STATED EXERCISE: Scan the material below for the string "this", and copy every line where it shows up.

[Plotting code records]
_____

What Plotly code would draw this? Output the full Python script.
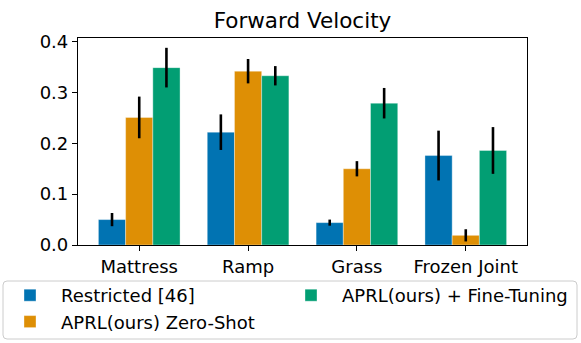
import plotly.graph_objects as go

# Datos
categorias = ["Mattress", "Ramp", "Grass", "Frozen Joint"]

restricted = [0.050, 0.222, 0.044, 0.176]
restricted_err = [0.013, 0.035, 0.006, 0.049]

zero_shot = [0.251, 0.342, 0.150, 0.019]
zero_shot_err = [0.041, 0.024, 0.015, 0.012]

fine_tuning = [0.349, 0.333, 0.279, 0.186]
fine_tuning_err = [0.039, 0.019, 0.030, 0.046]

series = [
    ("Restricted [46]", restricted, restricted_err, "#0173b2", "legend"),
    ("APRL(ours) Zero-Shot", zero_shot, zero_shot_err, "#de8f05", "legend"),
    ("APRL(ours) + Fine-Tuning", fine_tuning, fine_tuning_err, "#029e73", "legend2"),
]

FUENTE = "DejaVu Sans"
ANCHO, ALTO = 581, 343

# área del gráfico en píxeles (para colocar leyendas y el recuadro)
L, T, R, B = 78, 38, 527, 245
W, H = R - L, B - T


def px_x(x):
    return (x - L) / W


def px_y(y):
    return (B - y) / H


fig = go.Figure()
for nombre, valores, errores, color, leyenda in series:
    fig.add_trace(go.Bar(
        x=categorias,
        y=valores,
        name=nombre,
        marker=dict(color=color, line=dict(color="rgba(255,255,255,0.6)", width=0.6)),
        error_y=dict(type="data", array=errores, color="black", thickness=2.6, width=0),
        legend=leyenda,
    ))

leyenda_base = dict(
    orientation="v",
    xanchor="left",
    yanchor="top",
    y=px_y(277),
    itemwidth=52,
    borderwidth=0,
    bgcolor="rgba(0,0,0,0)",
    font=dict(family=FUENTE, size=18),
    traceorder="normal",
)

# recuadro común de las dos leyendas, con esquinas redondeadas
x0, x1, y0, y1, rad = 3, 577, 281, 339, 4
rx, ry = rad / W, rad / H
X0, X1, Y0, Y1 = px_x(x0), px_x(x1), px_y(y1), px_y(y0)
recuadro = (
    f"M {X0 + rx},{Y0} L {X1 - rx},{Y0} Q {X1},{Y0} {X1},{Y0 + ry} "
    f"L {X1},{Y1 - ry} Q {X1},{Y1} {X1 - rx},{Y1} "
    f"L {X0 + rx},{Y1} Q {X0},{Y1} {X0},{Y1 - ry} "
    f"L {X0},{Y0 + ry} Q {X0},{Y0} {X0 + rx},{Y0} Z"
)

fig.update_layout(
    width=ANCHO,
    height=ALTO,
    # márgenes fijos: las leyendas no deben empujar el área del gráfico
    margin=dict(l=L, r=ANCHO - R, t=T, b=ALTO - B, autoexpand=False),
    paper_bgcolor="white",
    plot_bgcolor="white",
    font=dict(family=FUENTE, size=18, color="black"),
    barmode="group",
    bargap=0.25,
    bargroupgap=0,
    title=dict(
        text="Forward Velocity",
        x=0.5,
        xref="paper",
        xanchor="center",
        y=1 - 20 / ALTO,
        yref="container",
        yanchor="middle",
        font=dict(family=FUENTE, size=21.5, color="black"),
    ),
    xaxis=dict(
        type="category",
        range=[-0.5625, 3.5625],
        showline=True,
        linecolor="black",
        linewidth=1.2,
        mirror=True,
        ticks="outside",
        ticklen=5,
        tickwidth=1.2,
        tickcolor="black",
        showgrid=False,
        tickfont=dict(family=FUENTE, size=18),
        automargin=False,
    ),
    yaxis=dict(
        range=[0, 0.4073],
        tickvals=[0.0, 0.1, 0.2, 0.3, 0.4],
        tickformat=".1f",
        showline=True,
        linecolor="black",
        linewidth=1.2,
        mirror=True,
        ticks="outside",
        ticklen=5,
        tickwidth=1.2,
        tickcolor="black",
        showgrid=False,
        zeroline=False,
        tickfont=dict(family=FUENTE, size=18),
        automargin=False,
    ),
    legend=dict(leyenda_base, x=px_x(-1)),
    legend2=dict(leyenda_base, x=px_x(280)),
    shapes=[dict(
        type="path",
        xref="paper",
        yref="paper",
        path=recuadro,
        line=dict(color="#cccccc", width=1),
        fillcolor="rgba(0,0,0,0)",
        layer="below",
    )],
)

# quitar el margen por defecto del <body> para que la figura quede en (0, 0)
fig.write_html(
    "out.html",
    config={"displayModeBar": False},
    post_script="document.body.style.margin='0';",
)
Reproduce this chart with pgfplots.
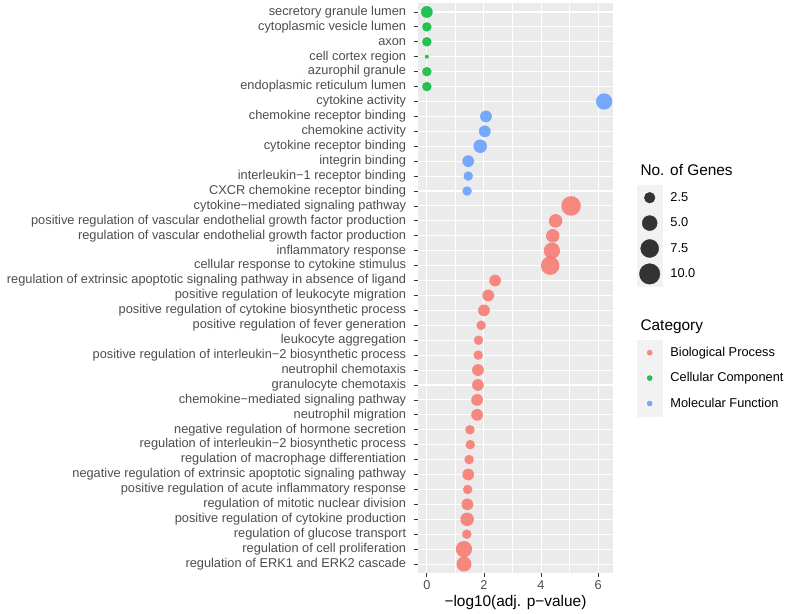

_____

EXERCISE RESPONSE:
What Plotly code would draw this? Output the full Python script.
Reproduce this chart with pgfplots.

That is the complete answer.